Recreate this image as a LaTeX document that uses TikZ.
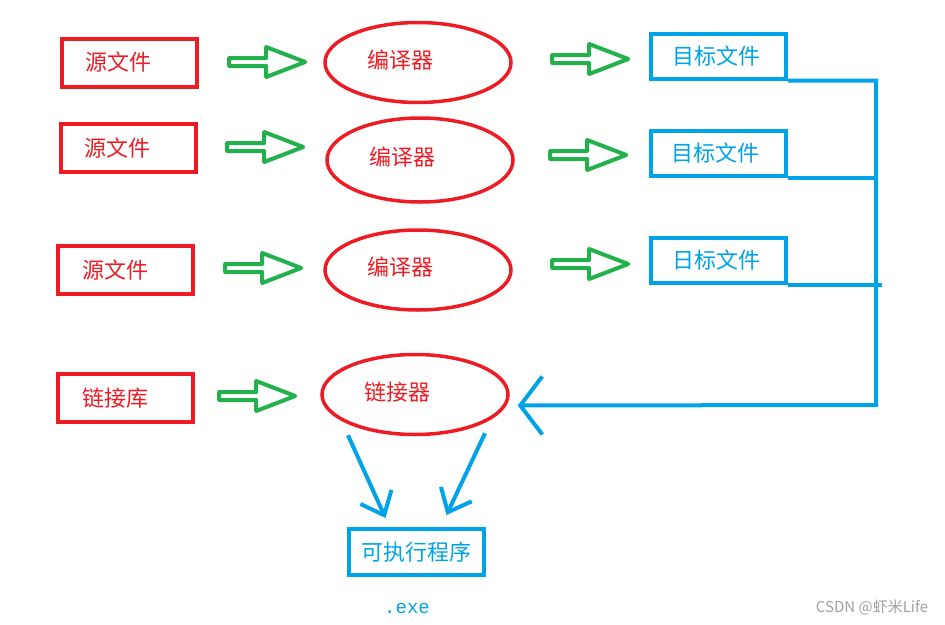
\documentclass[tikz,border=0pt]{standalone}
\usepackage{fontspec}
\setmainfont{Noto Sans CJK SC}
\newfontfamily\exefont{Liberation Mono}
\usetikzlibrary{positioning,shapes.geometric,shapes.arrows,arrows.meta,calc}
\definecolor{srccolor}{RGB}{237,28,36}
\definecolor{objcolor}{RGB}{0,162,232}
\definecolor{flowcolor}{RGB}{34,177,76}
\definecolor{markcolor}{RGB}{160,160,160}

\begin{document}
\begin{tikzpicture}[
    x=1pt, y=-1pt,
    cjk/.style={font=\fontsize{22}{26}\selectfont},
    src/.style={rectangle, draw=srccolor, line width=4pt, text=srccolor, minimum width=135pt, minimum height=48pt, inner xsep=24pt, text width=87pt, align=left, cjk},
    obj/.style={rectangle, draw=objcolor, line width=4pt, text=objcolor, minimum width=135pt, minimum height=45pt, inner xsep=21pt, text width=93pt, align=left, cjk},
    exefile/.style={rectangle, draw=objcolor, line width=4pt, text=objcolor, minimum width=135pt, minimum height=46pt, cjk},
    comp/.style={ellipse, draw=srccolor, line width=3.5pt, text=srccolor, minimum width=186pt, minimum height=80pt, inner sep=0pt, text width=102pt, text height=20pt, text depth=9pt, align=left, cjk},
    flow/.style={single arrow, draw=flowcolor, line width=4pt, line join=round, minimum height=76pt, minimum width=30pt, single arrow head extend=5.5pt, single arrow tip angle=42, inner sep=0pt},
    wire/.style={draw=objcolor, line width=4pt},
    link/.style={wire, -{Straight Barb[length=22pt, width=58pt]}},
    down/.style={wire, -{Straight Barb[length=20pt, width=34pt]}}
]
\useasboundingbox (0,0) rectangle (945,624);

% ===== SOURCES =====
\node[src] (src1) at (129,62.5) {源文件};
\node[src] (src2) at (128,148) {源文件};
\node[src] (src3) at (125.5,270) {源文件};
\node[src] (lib) at (125.5,398) {链接库};

% ===== COMPILERS =====
\node[comp] (cc1) at (418,62.5) {编译器};
\node[comp, minimum height=84pt] (cc2) at (420,160) {编译器};
\node[comp] (cc3) at (418,270) {编译器};
\node[comp] (ld) at (415,394.5) {链接器};

% ===== OBJECT FILES =====
\node[obj] (obj1) at (718.5,56) {目标文件};
\node[obj] (obj2) at (718,153.5) {目标文件};
\node[obj] (obj3) at (718.5,260) {日标文件};

% ===== GREEN ARROWS =====
\node[flow] (in1) at (262,62) {};
\node[flow] (in2) at (260,147) {};
\node[flow] (in3) at (258,268) {};
\node[flow] (in4) at (252,396) {};
\node[flow] (out1) at (585,59) {};
\node[flow] (out2) at (583,155) {};
\node[flow] (out3) at (585,264) {};

% ===== OUTPUT =====
\node[exefile] (exe) at (416.5,552) {可执行程序};
\node[text=objcolor, font=\exefont\fontsize{19}{22}\selectfont] (ext) at (407,608) {.exe};

% ===== LINKING =====
\coordinate (bus) at (876,405);
\coordinate (ldin) at ($(ld.east)+(8,11)$);
\draw[link] (obj1.south east) -| (bus) -- (ldin);
\draw[wire] (obj2.south east) -- (obj2.south east -| bus);
\draw[wire] (obj3.south east) -- ([xshift=6pt]obj3.south east -| bus);

\draw[down] ($(ld.south)+(-67,-1)$) -- ($(exe.north)+(-31,-9)$);
\draw[down] ($(ld.south)+(70,-3)$) -- ($(exe.north)+(30,-12)$);

% ===== WATERMARK =====
\node[text=markcolor, font=\fontsize{15}{18}\selectfont] (mark) at (872,607) {CSDN @虾米Life};

\end{tikzpicture}
\end{document}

--

DIRECTIONS FOR THIS TASK
Write out each line of the data exactly; the images should be left out.

THE SOLUTION
Recreate this image as a LaTeX document that uses TikZ.
\documentclass[tikz,border=0pt]{standalone}
\usepackage{fontspec}
\setmainfont{Noto Sans CJK SC}
\newfontfamily\exefont{Liberation Mono}
\usetikzlibrary{positioning,shapes.geometric,shapes.arrows,arrows.meta,calc}
\definecolor{srccolor}{RGB}{237,28,36}
\definecolor{objcolor}{RGB}{0,162,232}
\definecolor{flowcolor}{RGB}{34,177,76}
\definecolor{markcolor}{RGB}{160,160,160}

\begin{document}
\begin{tikzpicture}[
    x=1pt, y=-1pt,
    cjk/.style={font=\fontsize{22}{26}\selectfont},
    src/.style={rectangle, draw=srccolor, line width=4pt, text=srccolor, minimum width=135pt, minimum height=48pt, inner xsep=24pt, text width=87pt, align=left, cjk},
    obj/.style={rectangle, draw=objcolor, line width=4pt, text=objcolor, minimum width=135pt, minimum height=45pt, inner xsep=21pt, text width=93pt, align=left, cjk},
    exefile/.style={rectangle, draw=objcolor, line width=4pt, text=objcolor, minimum width=135pt, minimum height=46pt, cjk},
    comp/.style={ellipse, draw=srccolor, line width=3.5pt, text=srccolor, minimum width=186pt, minimum height=80pt, inner sep=0pt, text width=102pt, text height=20pt, text depth=9pt, align=left, cjk},
    flow/.style={single arrow, draw=flowcolor, line width=4pt, line join=round, minimum height=76pt, minimum width=30pt, single arrow head extend=5.5pt, single arrow tip angle=42, inner sep=0pt},
    wire/.style={draw=objcolor, line width=4pt},
    link/.style={wire, -{Straight Barb[length=22pt, width=58pt]}},
    down/.style={wire, -{Straight Barb[length=20pt, width=34pt]}}
]
\useasboundingbox (0,0) rectangle (945,624);

% ===== SOURCES =====
\node[src] (src1) at (129,62.5) {源文件};
\node[src] (src2) at (128,148) {源文件};
\node[src] (src3) at (125.5,270) {源文件};
\node[src] (lib) at (125.5,398) {链接库};

% ===== COMPILERS =====
\node[comp] (cc1) at (418,62.5) {编译器};
\node[comp, minimum height=84pt] (cc2) at (420,160) {编译器};
\node[comp] (cc3) at (418,270) {编译器};
\node[comp] (ld) at (415,394.5) {链接器};

% ===== OBJECT FILES =====
\node[obj] (obj1) at (718.5,56) {目标文件};
\node[obj] (obj2) at (718,153.5) {目标文件};
\node[obj] (obj3) at (718.5,260) {日标文件};

% ===== GREEN ARROWS =====
\node[flow] (in1) at (262,62) {};
\node[flow] (in2) at (260,147) {};
\node[flow] (in3) at (258,268) {};
\node[flow] (in4) at (252,396) {};
\node[flow] (out1) at (585,59) {};
\node[flow] (out2) at (583,155) {};
\node[flow] (out3) at (585,264) {};

% ===== OUTPUT =====
\node[exefile] (exe) at (416.5,552) {可执行程序};
\node[text=objcolor, font=\exefont\fontsize{19}{22}\selectfont] (ext) at (407,608) {.exe};

% ===== LINKING =====
\coordinate (bus) at (876,405);
\coordinate (ldin) at ($(ld.east)+(8,11)$);
\draw[link] (obj1.south east) -| (bus) -- (ldin);
\draw[wire] (obj2.south east) -- (obj2.south east -| bus);
\draw[wire] (obj3.south east) -- ([xshift=6pt]obj3.south east -| bus);

\draw[down] ($(ld.south)+(-67,-1)$) -- ($(exe.north)+(-31,-9)$);
\draw[down] ($(ld.south)+(70,-3)$) -- ($(exe.north)+(30,-12)$);

% ===== WATERMARK =====
\node[text=markcolor, font=\fontsize{15}{18}\selectfont] (mark) at (872,607) {CSDN @虾米Life};

\end{tikzpicture}
\end{document}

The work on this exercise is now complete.